* **Task to carry out**:
Copy every line that contains the string "this" from the entries below.
** start Data rows **
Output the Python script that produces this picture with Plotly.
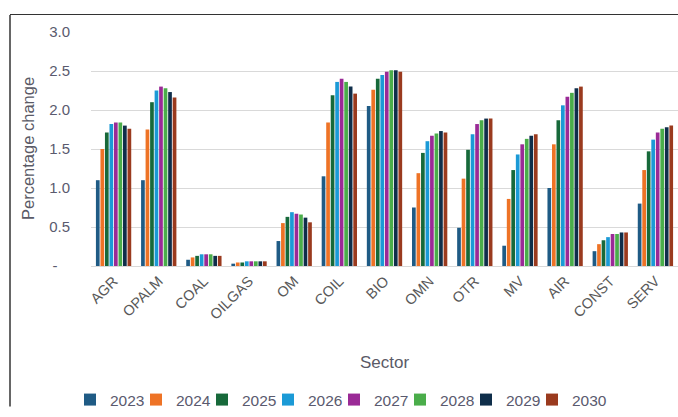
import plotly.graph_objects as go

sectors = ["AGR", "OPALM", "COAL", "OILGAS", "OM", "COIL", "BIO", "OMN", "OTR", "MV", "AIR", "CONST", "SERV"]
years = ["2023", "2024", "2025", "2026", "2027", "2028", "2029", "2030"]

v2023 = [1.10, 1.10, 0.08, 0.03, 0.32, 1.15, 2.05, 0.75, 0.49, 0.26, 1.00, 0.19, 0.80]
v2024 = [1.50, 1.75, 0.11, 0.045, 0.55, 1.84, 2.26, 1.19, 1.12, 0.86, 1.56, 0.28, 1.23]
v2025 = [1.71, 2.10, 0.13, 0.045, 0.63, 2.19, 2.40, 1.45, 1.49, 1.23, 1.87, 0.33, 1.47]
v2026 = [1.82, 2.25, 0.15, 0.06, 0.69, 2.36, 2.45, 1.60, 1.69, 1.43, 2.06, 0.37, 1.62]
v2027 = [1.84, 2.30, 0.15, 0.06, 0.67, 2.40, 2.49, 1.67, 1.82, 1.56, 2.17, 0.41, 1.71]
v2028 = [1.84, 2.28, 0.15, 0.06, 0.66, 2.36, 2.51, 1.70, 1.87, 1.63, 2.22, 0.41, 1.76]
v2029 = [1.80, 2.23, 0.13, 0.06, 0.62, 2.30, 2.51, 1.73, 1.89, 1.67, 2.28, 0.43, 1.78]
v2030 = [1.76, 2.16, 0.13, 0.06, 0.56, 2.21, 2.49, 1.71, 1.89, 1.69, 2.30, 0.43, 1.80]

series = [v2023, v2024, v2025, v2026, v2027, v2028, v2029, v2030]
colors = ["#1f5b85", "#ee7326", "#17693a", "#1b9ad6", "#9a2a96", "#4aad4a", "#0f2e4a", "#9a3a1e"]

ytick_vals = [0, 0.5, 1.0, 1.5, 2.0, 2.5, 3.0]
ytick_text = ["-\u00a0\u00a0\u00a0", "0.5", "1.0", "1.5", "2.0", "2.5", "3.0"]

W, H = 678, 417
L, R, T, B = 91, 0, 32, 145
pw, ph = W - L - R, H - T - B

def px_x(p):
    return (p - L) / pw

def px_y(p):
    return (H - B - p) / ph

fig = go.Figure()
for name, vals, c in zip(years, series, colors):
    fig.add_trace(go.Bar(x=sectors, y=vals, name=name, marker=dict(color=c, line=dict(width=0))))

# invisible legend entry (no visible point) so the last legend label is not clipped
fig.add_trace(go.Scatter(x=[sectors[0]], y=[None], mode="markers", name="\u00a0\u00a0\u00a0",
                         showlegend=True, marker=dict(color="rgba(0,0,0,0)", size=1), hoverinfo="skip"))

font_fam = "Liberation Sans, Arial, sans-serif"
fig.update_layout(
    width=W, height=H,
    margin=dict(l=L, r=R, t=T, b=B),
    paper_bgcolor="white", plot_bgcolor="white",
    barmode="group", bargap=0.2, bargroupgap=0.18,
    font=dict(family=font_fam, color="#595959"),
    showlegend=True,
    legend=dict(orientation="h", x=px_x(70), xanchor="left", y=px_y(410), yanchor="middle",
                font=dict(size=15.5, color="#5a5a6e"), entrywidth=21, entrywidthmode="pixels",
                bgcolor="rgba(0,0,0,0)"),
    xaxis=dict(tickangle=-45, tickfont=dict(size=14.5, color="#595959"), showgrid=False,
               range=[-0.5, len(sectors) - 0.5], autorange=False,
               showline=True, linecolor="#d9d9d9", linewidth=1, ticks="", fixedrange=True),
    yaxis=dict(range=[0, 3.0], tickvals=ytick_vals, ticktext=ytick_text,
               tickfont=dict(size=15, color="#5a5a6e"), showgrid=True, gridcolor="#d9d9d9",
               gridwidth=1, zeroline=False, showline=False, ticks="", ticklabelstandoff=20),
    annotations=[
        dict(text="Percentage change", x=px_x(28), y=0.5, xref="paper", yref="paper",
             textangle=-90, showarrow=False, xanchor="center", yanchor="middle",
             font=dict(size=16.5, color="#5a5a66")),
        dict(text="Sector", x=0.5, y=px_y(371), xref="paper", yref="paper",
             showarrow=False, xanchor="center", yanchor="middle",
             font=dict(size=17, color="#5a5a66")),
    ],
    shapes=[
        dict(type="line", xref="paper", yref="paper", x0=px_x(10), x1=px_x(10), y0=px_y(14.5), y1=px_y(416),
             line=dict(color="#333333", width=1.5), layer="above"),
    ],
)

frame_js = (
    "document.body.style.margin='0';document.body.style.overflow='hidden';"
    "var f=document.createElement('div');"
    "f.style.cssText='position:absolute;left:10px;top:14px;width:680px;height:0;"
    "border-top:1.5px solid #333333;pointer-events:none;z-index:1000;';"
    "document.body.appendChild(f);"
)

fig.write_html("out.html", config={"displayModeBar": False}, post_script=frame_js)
** end Data rows **
** start Data rows **
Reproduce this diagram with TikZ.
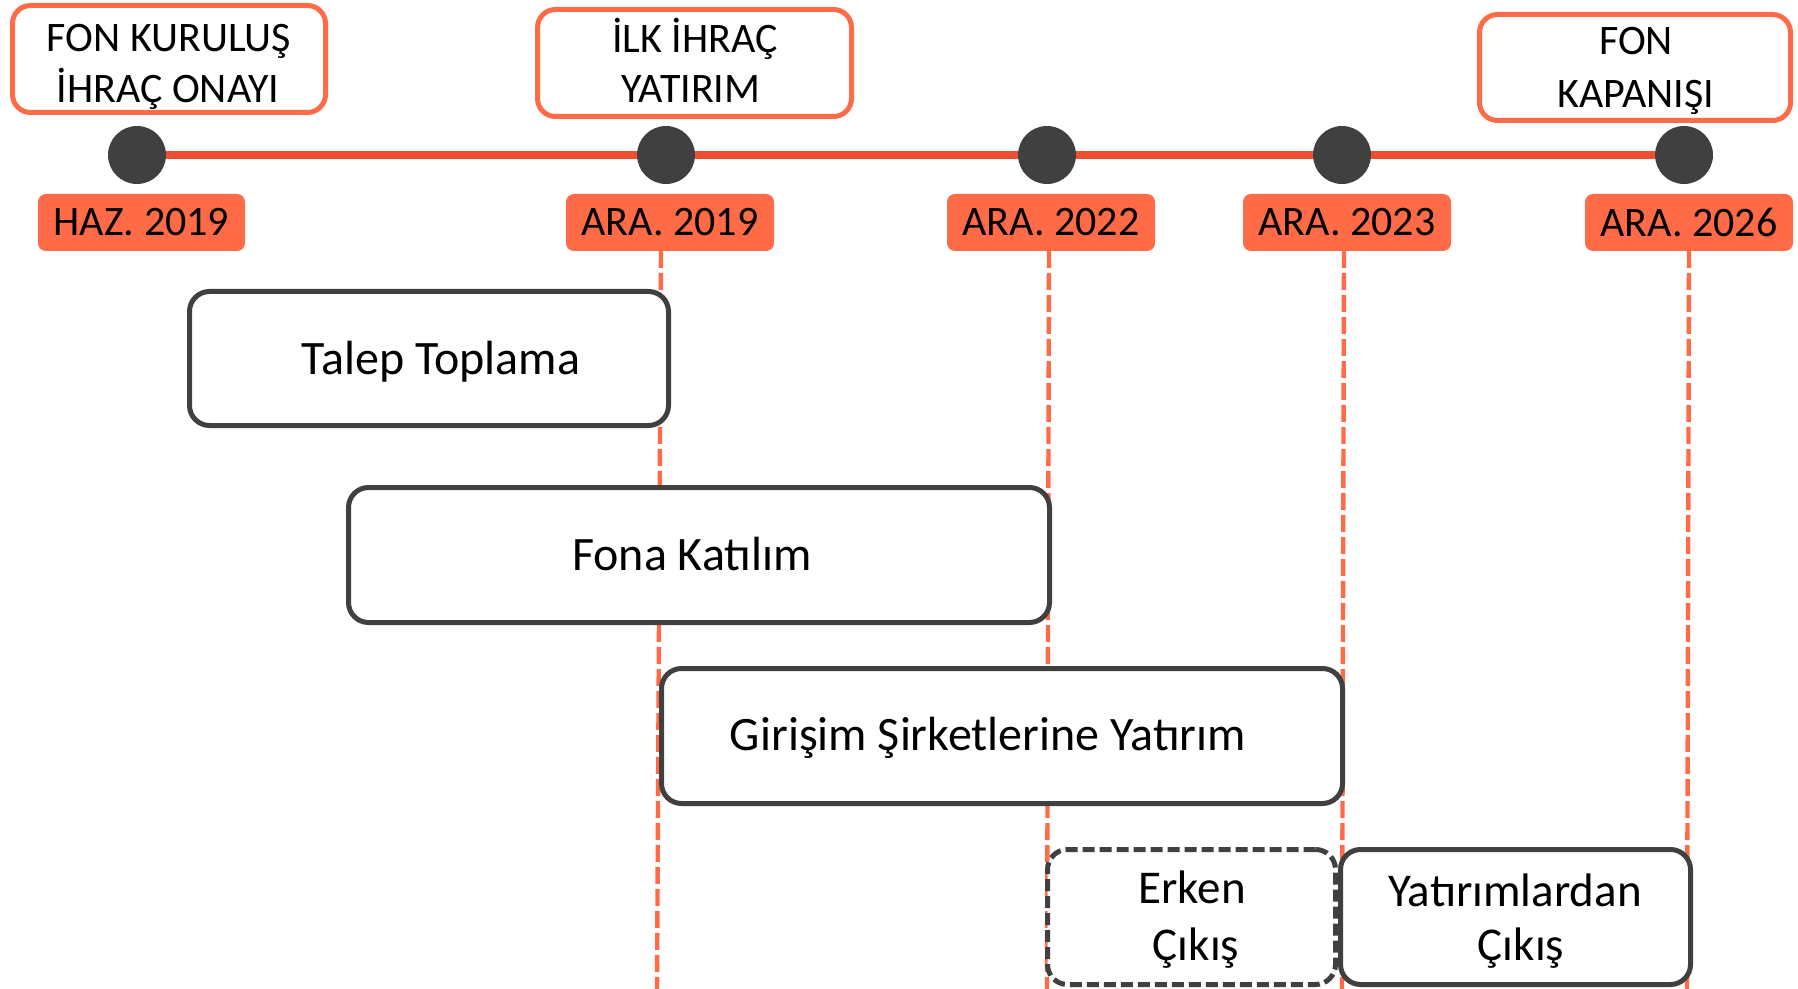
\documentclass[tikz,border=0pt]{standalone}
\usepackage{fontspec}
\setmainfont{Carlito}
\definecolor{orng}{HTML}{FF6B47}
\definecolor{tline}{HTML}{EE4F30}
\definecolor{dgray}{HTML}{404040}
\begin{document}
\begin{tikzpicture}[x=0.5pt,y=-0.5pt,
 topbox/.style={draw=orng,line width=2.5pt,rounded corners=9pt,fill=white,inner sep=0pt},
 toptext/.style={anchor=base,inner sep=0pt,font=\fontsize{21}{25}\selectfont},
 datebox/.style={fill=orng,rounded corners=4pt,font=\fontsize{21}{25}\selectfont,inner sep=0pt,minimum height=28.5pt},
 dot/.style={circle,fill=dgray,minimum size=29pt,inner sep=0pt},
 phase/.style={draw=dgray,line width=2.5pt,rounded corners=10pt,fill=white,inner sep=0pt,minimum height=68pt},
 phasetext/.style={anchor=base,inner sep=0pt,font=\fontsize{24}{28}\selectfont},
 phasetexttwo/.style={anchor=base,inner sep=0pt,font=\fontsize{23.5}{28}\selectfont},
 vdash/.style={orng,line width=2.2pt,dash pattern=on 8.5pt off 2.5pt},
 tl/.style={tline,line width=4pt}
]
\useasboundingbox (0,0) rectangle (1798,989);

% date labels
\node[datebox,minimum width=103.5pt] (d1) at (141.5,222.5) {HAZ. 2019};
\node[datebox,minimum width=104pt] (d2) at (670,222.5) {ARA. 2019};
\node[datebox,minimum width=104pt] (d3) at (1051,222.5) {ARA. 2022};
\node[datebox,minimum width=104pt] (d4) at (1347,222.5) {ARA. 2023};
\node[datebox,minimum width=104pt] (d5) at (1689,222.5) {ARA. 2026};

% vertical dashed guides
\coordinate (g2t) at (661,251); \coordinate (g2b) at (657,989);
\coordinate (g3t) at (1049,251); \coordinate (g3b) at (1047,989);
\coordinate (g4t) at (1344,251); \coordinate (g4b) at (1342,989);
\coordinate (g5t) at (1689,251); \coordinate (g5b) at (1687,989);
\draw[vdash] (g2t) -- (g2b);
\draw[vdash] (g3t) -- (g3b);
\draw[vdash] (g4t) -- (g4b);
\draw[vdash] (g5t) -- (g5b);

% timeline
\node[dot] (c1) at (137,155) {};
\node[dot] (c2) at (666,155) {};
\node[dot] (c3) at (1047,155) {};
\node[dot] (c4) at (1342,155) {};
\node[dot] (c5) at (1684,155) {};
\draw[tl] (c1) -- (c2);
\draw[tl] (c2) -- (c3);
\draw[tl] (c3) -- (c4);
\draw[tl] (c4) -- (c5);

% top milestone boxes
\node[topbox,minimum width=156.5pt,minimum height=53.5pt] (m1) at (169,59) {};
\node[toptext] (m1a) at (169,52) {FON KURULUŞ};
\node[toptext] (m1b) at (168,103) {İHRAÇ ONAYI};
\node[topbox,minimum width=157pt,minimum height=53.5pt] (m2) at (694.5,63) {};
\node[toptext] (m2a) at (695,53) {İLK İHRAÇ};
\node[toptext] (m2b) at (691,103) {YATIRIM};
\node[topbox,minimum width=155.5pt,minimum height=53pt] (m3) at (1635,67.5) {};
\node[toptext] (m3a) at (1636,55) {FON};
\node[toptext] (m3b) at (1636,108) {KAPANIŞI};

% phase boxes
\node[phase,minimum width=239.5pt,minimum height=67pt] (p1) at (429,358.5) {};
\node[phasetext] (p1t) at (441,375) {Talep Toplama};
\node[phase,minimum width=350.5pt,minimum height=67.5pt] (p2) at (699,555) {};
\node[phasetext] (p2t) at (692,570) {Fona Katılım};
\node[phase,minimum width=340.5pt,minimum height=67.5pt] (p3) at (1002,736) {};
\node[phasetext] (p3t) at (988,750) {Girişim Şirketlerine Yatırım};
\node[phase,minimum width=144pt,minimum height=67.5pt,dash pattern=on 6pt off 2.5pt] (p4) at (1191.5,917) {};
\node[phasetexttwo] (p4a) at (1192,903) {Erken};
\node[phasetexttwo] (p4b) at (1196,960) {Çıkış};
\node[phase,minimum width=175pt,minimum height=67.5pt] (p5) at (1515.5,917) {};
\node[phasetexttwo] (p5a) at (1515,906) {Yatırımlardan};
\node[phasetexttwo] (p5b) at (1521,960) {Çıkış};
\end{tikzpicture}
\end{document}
** end Data rows **
* **Task output**:
Output the Python script that produces this picture with Plotly.
Reproduce this diagram with TikZ.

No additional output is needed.